На светлом фоне особенно выделилось одно черное событие. Вернулась в Одессу Наташа Каннегисер — неожиданно, без телеграммы. Худая, бледная, необычайно красивая, волосы затянуты в высокий узел на темени, вся в черном. Она сказала только два слова: «Сережа застрелился». И ничего не стала объяснять.
Никто в Одессе не мог понять, что стряслось с Сережей, таким самоуверенным, победительным, эгоистичным. Неужели так подействовала революция? Потом приехал из Петербурга информированный человек и объяснил: «Был в списках осведомителей полиции. Боялся, что про это узнают». Оказывается, Сережа, заигрывая с революционным подпольем, в то же время доносил на революционеров — кажется, главным образом, на эсеров. Денег ему не требовалось, богатые родители ничего не жалели для детей. Думаю, что при своей испорченной натуре он просто находил удовольствие в такой двойной игре…
… После Октябрьской революции связь с Петербургом прервалась.
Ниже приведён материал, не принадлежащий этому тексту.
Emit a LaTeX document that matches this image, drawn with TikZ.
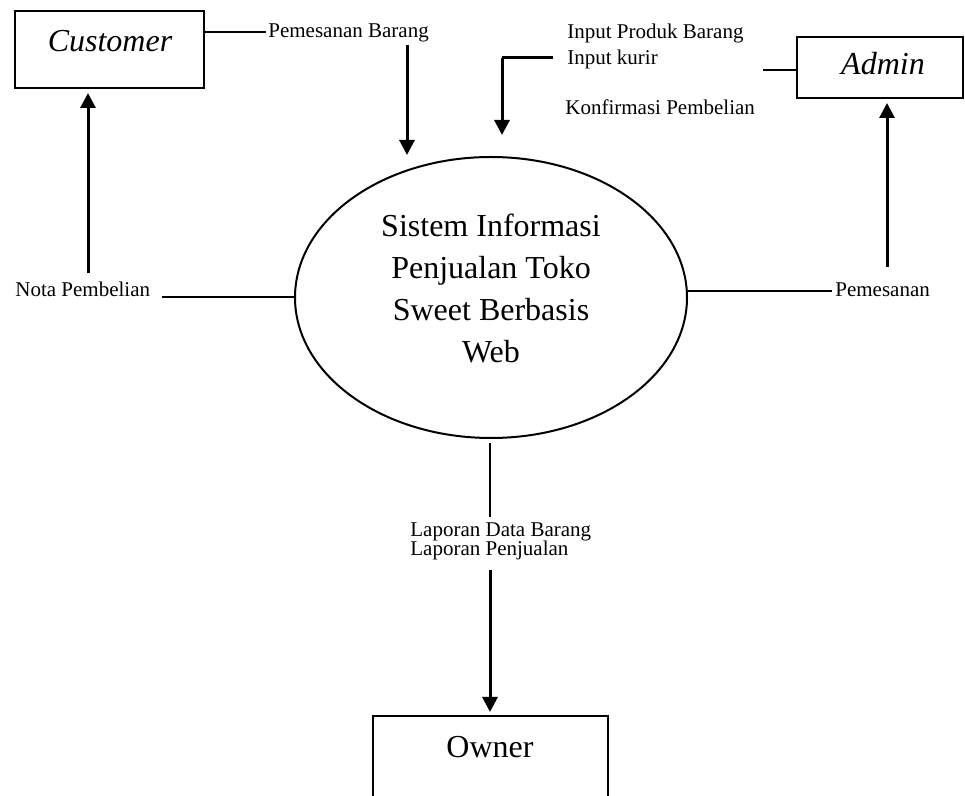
\documentclass[tikz,border=0pt]{standalone}
\usepackage{fontspec}
\setmainfont{Liberation Serif}
\usetikzlibrary{arrows.meta,shapes.geometric}
\begin{document}
\begin{tikzpicture}[x=0.5pt,y=-0.5pt,
  entity/.style={draw,line width=1.2pt,rectangle,inner sep=0pt},
  proc/.style={draw,line width=1pt,ellipse,inner sep=0pt,minimum width=196pt,minimum height=140.5pt},
  bigtxt/.style={inner sep=0pt,anchor=base,font=\fontsize{16}{19}\selectfont},
  smalltxt/.style={inner sep=0pt,anchor=base west,font=\fontsize{10.5}{12}\selectfont},
  thinline/.style={line width=1pt},
  flow/.style={line width=1.5pt,-{Triangle[width=7.5pt,length=7.5pt]}}]
\useasboundingbox (0,0) rectangle (965,796);
\clip (0,0) rectangle (965,796);
\fill[white] (0,0) rectangle (965,796);
% entities
\node[entity,minimum width=94.5pt,minimum height=38.5pt] (cust) at (109.5,49.5) {};
\node[bigtxt,font=\fontsize{16}{19}\selectfont\itshape] (custtxt) at (110,52) {Customer};
\node[entity,minimum width=83pt,minimum height=30.5pt] (admin) at (880,67.5) {};
\node[bigtxt,font=\fontsize{16}{19}\selectfont\itshape] (admintxt) at (883,75) {Admin};
\node[entity,minimum width=117.5pt,minimum height=82pt] (owner) at (490.5,798) {};
\node[bigtxt] (ownertxt) at (490,757) {Owner};
% process
\node[proc] (sys) at (491,297.5) {};
\node[bigtxt] (s1) at (491,237) {Sistem Informasi};
\node[bigtxt] (s2) at (491,279) {Penjualan Toko};
\node[bigtxt] (s3) at (491,321) {Sweet Berbasis};
\node[bigtxt] (s4) at (491,363) {Web};
% labels
\node[smalltxt] (pb) at (268,38) {Pemesanan Barang};
\node[smalltxt] (ipb) at (567,39) {Input Produk Barang};
\node[smalltxt] (ik) at (567,65) {Input kurir};
\node[smalltxt] (kp) at (565,115) {Konfirmasi Pembelian};
\node[smalltxt] (nota) at (15,297) {Nota Pembelian};
\node[smalltxt] (pem) at (835,297) {Pemesanan};
\node[smalltxt] (ldb) at (410,537) {Laporan Data Barang};
\node[smalltxt] (lp) at (410,556) {Laporan Penjualan};
% coordinates
\coordinate (pbA) at (407,45);
\coordinate (pbB) at (407,155);
\coordinate (ikA) at (553,58);
\coordinate (ikC) at (502,58);
\coordinate (ikB) at (502,135);
\coordinate (adA) at (763,70);
\coordinate (adB) at (887,267);
\coordinate (adT) at (887,103);
\coordinate (notaA) at (162,297);
\coordinate (cuB) at (88,273);
\coordinate (cuT) at (88,93);
\coordinate (pemA) at (832,291);
\coordinate (owA) at (490,443);
\coordinate (owB) at (490,517);
\coordinate (owC) at (490,570);
\coordinate (owT) at (490,712);
% connectors
\draw[thinline] (cust.east |- 0,32) -- ([xshift=-1pt]pb.west |- 0,32);
\draw[flow] (pbA) -- (pbB);
\draw[line width=1.5pt] (ikA) -- (ikC);
\draw[flow] (ikC) -- (ikB);
\draw[thinline] (adA) -- (admin.west |- adA);
\draw[flow] (adB) -- (adT);
\draw[thinline] (pemA) -- (sys.east |- pemA);
\draw[thinline] (notaA) -- (sys.west |- notaA);
\draw[flow] (cuB) -- (cuT);
\draw[thinline] (owA) -- (owB);
\draw[flow] (owC) -- (owT);
\end{tikzpicture}
\end{document}
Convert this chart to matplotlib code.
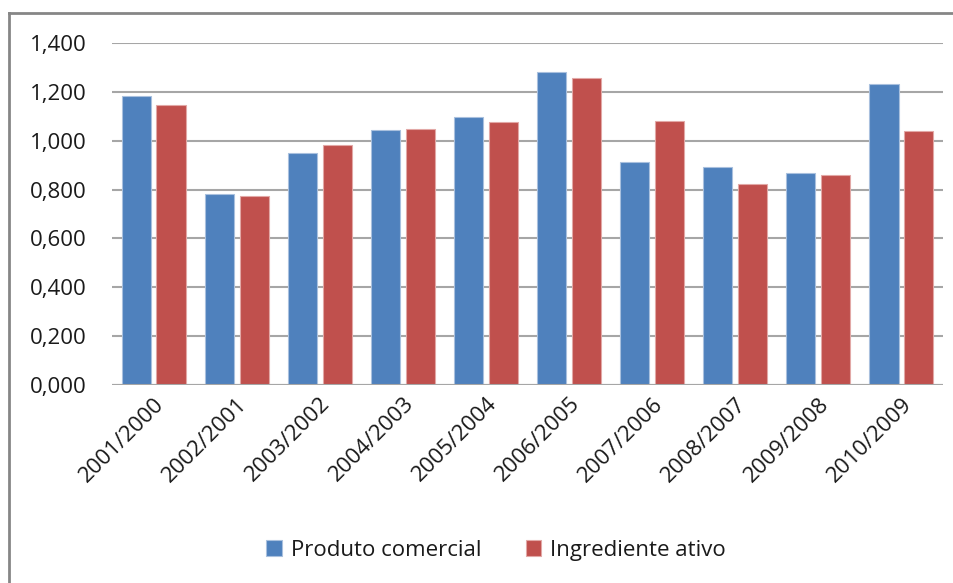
import matplotlib.pyplot as plt
import numpy as np
from matplotlib.ticker import FuncFormatter

plt.rcParams['font.family'] = ['Open Sans', 'DejaVu Sans']

periods = ['2001/2000', '2002/2001', '2003/2002', '2004/2003', '2005/2004',
           '2006/2005', '2007/2006', '2008/2007', '2009/2008', '2010/2009']
produto_comercial = [1.185, 0.781, 0.949, 1.045, 1.097, 1.281, 0.912, 0.892, 0.866, 1.234]
ingrediente_ativo = [1.148, 0.772, 0.981, 1.050, 1.076, 1.255, 1.080, 0.823, 0.860, 1.039]

fig = plt.figure(figsize=(9.54, 5.83), dpi=100)
ax = fig.add_axes([0.1174, 0.3396, 0.8711, 0.5866])

x = np.arange(len(periods))
w = 0.35
ax.bar(x - 0.21, produto_comercial, w, color='#4F81BD', edgecolor='#A9C0DE',
       linewidth=0.8, label='Produto comercial', zorder=3)
ax.bar(x + 0.21, ingrediente_ativo, w, color='#C0504D', edgecolor='#E2A8A6',
       linewidth=0.8, label='Ingrediente ativo', zorder=3)

ax.set_xlim(-0.5, len(periods) - 0.5)
ax.set_ylim(0, 1.4)
ax.set_yticks(np.arange(0, 1.401, 0.2))
ax.yaxis.set_major_formatter(FuncFormatter(lambda v, p: f'{v:.3f}'.replace('.', ',')))
ax.grid(axis='y', color='#A6A6A6', linewidth=1.5, zorder=0)
for s in ax.spines.values():
    s.set_visible(False)
ax.tick_params(axis='y', length=0, pad=18, labelsize=16, labelcolor='#1a1a1a')
ax.tick_params(axis='x', length=0, pad=6, labelsize=16, labelcolor='#1a1a1a')
ax.set_xticks(x)
ax.set_xticklabels(periods, rotation=45, ha='right', rotation_mode='anchor')
ax.axhline(0, color='#A6A6A6', linewidth=1.5, zorder=4)

# outer chart frame (top and left edges)
fig.add_artist(plt.Line2D([9 / 954, 9 / 954], [0, 1 - 13 / 583], color='#868686',
                          linewidth=2, transform=fig.transFigure))
fig.add_artist(plt.Line2D([9 / 954, 1], [1 - 13 / 583, 1 - 13 / 583], color='#868686',
                          linewidth=2, transform=fig.transFigure))

fig.legend(loc='center', bbox_to_anchor=(0.52, 0.0566), ncol=2, frameon=False,
           fontsize=16, handlelength=0.7, handleheight=0.7, handletextpad=0.4,
           columnspacing=2.0, labelcolor='#1a1a1a')

fig.savefig('out.png', dpi=100)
Но один общий знакомый рассказал о Каннегисерах: отца сняли с должности, никаких лакеев и балов, самоубийство Сережи подкосило стариков. Лулу рвет и мечет, хочет уехать за границу, старикам трудно решиться; живет у них Савинков, имеет большое влияние на Леву.
Потом дошла до нас весть — убит Урицкий. К индивидуальному террору в нашей среде относились как к глупости. Эсеры? Да, убийство приписывали им. Ну, убит какой-то комиссар, я эту фамилию слышала впервые. И вдруг выясняется — убил Лева Каннегисер. В Одессе, где его хорошо знали, все ахнули. Мальчишка, далекий от — всякой политики, элегантный эстетствующий сноб, поэт не без способностей, что его могло на это толкнуть? Кто-то его настроил? Не Савинков ли? Существовала версия, что Лева считал своим долгом в глазах лидеров эсеровской партии искупить преступление брата, спасти честь семьи.
Старики Каннегисеры пустили, говорят, в ход все свои связи, но тщетно. Держался их сын, по слухам, до последней минуты спокойно и твердо.
Лева с тростью денди, с похабщиной на сардонически изогнутых губах — и террор… Лева — и политическое убийство… Неужели так далеко могли завести кривляние, привычка к позе? От игры в порочность в духе Дориана Грея — к убийству?..
После расстрела Левы Каннегисера старики были совершенно убиты. Такие мальчики, выдающиеся, блестящие, столько возлагалось на них надежд, такие рисовались радужные перспективы… Через некоторое время старики уехали за границу вместе с Лулу. Счастье, благополучие, почет — все осталось позади.
Знакомый работник советского торгпредства видел потом Лулу в эмиграции, толстую, грубую. Родители умерли, она неудачно вышла замуж и разошлась, очень нуждалась. Все пошло прахом. Таким был конец династии Каннегисеров.